- _Exercise_
Omit all pictures and transcribe only the lines in the entries below that run from the line with "Rebuild this diagram" through the line with "(note) at (874,80)".

** BEGIN Records shown **

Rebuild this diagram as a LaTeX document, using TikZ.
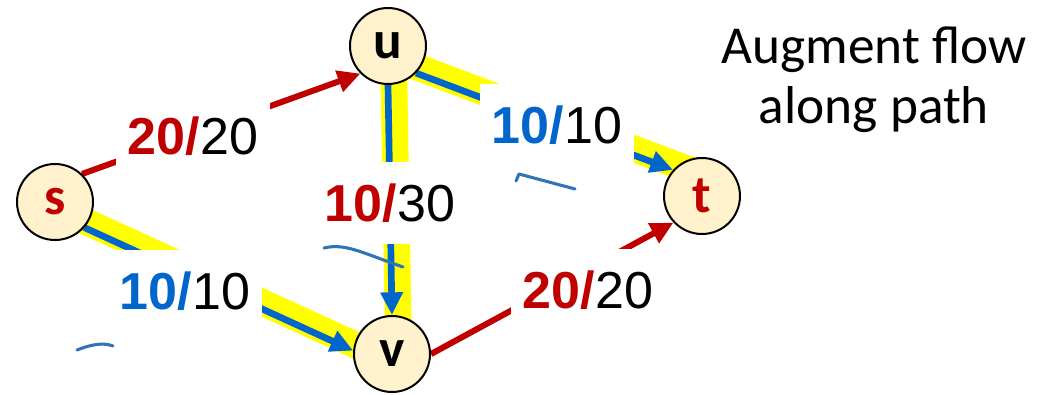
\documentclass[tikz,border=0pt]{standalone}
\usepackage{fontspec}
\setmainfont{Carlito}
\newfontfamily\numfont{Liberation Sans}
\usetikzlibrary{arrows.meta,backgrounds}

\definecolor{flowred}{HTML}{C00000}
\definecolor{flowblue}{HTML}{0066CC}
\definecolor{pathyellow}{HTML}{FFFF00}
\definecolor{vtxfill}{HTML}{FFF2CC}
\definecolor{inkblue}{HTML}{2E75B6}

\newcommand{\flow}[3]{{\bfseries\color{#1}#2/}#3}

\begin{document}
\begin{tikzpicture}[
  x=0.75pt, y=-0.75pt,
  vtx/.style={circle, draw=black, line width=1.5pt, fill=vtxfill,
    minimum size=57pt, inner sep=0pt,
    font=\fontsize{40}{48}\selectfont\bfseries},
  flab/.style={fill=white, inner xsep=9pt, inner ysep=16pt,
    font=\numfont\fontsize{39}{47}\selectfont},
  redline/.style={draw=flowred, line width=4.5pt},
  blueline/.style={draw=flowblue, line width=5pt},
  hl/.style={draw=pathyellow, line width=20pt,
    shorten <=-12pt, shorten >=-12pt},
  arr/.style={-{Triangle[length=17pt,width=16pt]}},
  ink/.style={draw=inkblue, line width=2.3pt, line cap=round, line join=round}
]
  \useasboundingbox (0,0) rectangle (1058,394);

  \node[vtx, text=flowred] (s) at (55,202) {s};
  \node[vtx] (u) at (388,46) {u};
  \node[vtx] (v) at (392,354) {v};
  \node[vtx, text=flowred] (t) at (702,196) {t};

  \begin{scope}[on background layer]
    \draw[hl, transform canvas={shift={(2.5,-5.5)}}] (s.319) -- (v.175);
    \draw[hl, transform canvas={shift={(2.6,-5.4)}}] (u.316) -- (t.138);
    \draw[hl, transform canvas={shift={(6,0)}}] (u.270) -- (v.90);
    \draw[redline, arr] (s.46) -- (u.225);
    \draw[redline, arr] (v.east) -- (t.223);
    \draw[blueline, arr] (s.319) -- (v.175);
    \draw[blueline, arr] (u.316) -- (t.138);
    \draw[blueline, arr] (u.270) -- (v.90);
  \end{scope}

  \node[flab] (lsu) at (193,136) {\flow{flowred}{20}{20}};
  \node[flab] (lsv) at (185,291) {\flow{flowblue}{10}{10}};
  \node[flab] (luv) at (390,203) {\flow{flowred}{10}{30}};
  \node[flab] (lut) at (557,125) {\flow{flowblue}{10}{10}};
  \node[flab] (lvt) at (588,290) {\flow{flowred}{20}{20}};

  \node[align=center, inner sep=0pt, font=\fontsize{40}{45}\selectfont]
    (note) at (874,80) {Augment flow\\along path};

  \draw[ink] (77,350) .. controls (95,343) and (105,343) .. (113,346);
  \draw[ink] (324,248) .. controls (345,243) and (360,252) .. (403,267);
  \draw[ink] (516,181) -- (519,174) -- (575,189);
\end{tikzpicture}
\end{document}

** END Records shown **
** BEGIN Records shown **

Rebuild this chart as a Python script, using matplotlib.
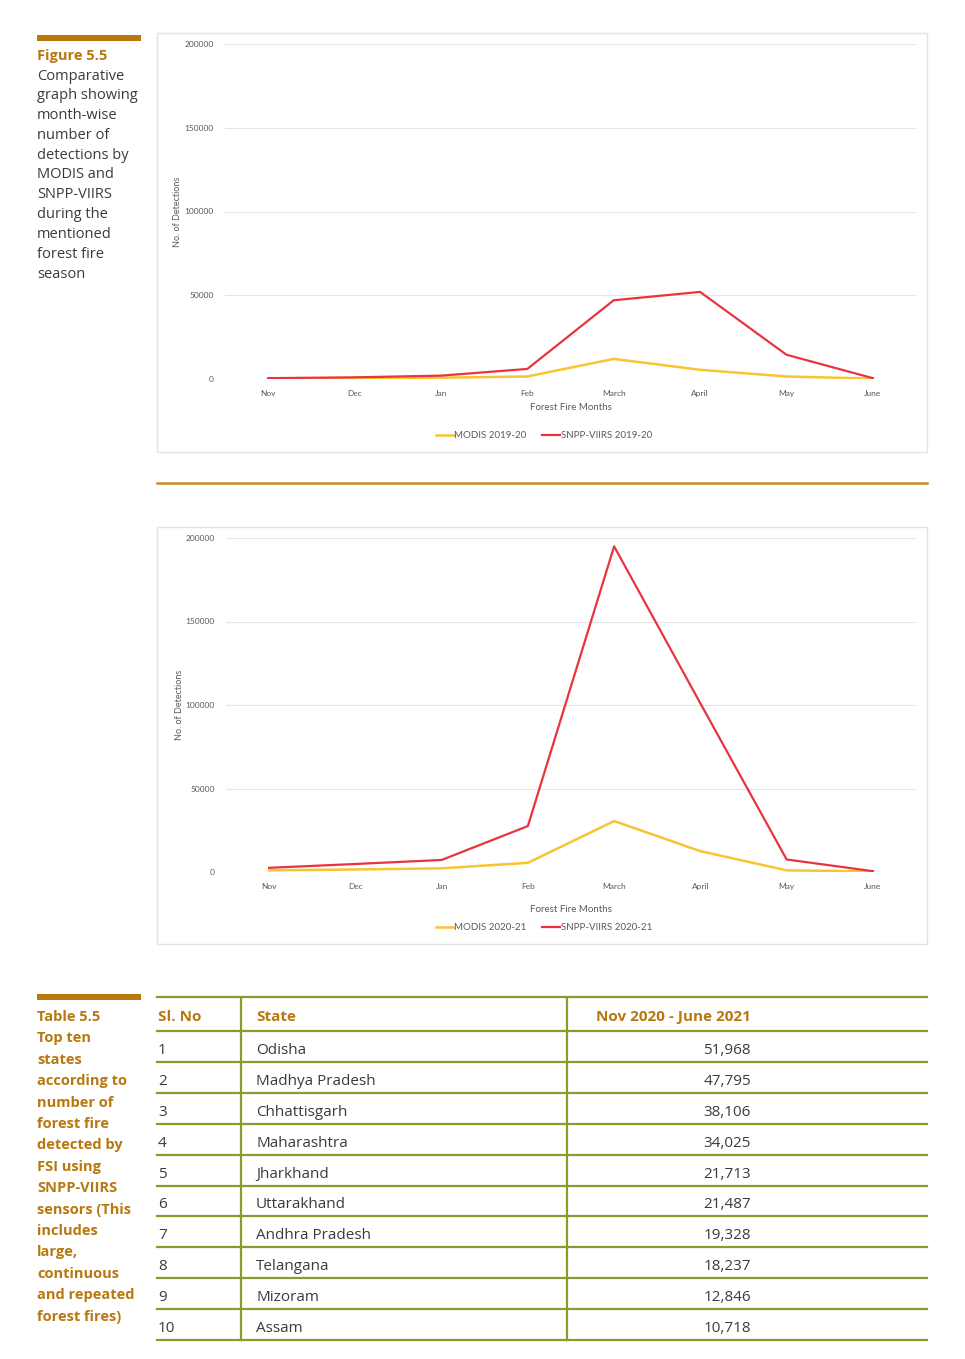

** END Records shown **

- _Task output_
Rebuild this diagram as a LaTeX document, using TikZ.
\documentclass[tikz,border=0pt]{standalone}
\usepackage{fontspec}
\setmainfont{Carlito}
\newfontfamily\numfont{Liberation Sans}
\usetikzlibrary{arrows.meta,backgrounds}

\definecolor{flowred}{HTML}{C00000}
\definecolor{flowblue}{HTML}{0066CC}
\definecolor{pathyellow}{HTML}{FFFF00}
\definecolor{vtxfill}{HTML}{FFF2CC}
\definecolor{inkblue}{HTML}{2E75B6}

\newcommand{\flow}[3]{{\bfseries\color{#1}#2/}#3}

\begin{document}
\begin{tikzpicture}[
  x=0.75pt, y=-0.75pt,
  vtx/.style={circle, draw=black, line width=1.5pt, fill=vtxfill,
    minimum size=57pt, inner sep=0pt,
    font=\fontsize{40}{48}\selectfont\bfseries},
  flab/.style={fill=white, inner xsep=9pt, inner ysep=16pt,
    font=\numfont\fontsize{39}{47}\selectfont},
  redline/.style={draw=flowred, line width=4.5pt},
  blueline/.style={draw=flowblue, line width=5pt},
  hl/.style={draw=pathyellow, line width=20pt,
    shorten <=-12pt, shorten >=-12pt},
  arr/.style={-{Triangle[length=17pt,width=16pt]}},
  ink/.style={draw=inkblue, line width=2.3pt, line cap=round, line join=round}
]
  \useasboundingbox (0,0) rectangle (1058,394);

  \node[vtx, text=flowred] (s) at (55,202) {s};
  \node[vtx] (u) at (388,46) {u};
  \node[vtx] (v) at (392,354) {v};
  \node[vtx, text=flowred] (t) at (702,196) {t};

  \begin{scope}[on background layer]
    \draw[hl, transform canvas={shift={(2.5,-5.5)}}] (s.319) -- (v.175);
    \draw[hl, transform canvas={shift={(2.6,-5.4)}}] (u.316) -- (t.138);
    \draw[hl, transform canvas={shift={(6,0)}}] (u.270) -- (v.90);
    \draw[redline, arr] (s.46) -- (u.225);
    \draw[redline, arr] (v.east) -- (t.223);
    \draw[blueline, arr] (s.319) -- (v.175);
    \draw[blueline, arr] (u.316) -- (t.138);
    \draw[blueline, arr] (u.270) -- (v.90);
  \end{scope}

  \node[flab] (lsu) at (193,136) {\flow{flowred}{20}{20}};
  \node[flab] (lsv) at (185,291) {\flow{flowblue}{10}{10}};
  \node[flab] (luv) at (390,203) {\flow{flowred}{10}{30}};
  \node[flab] (lut) at (557,125) {\flow{flowblue}{10}{10}};
  \node[flab] (lvt) at (588,290) {\flow{flowred}{20}{20}};

  \node[align=center, inner sep=0pt, font=\fontsize{40}{45}\selectfont]
    (note) at (874,80) {Augment flow\\along path};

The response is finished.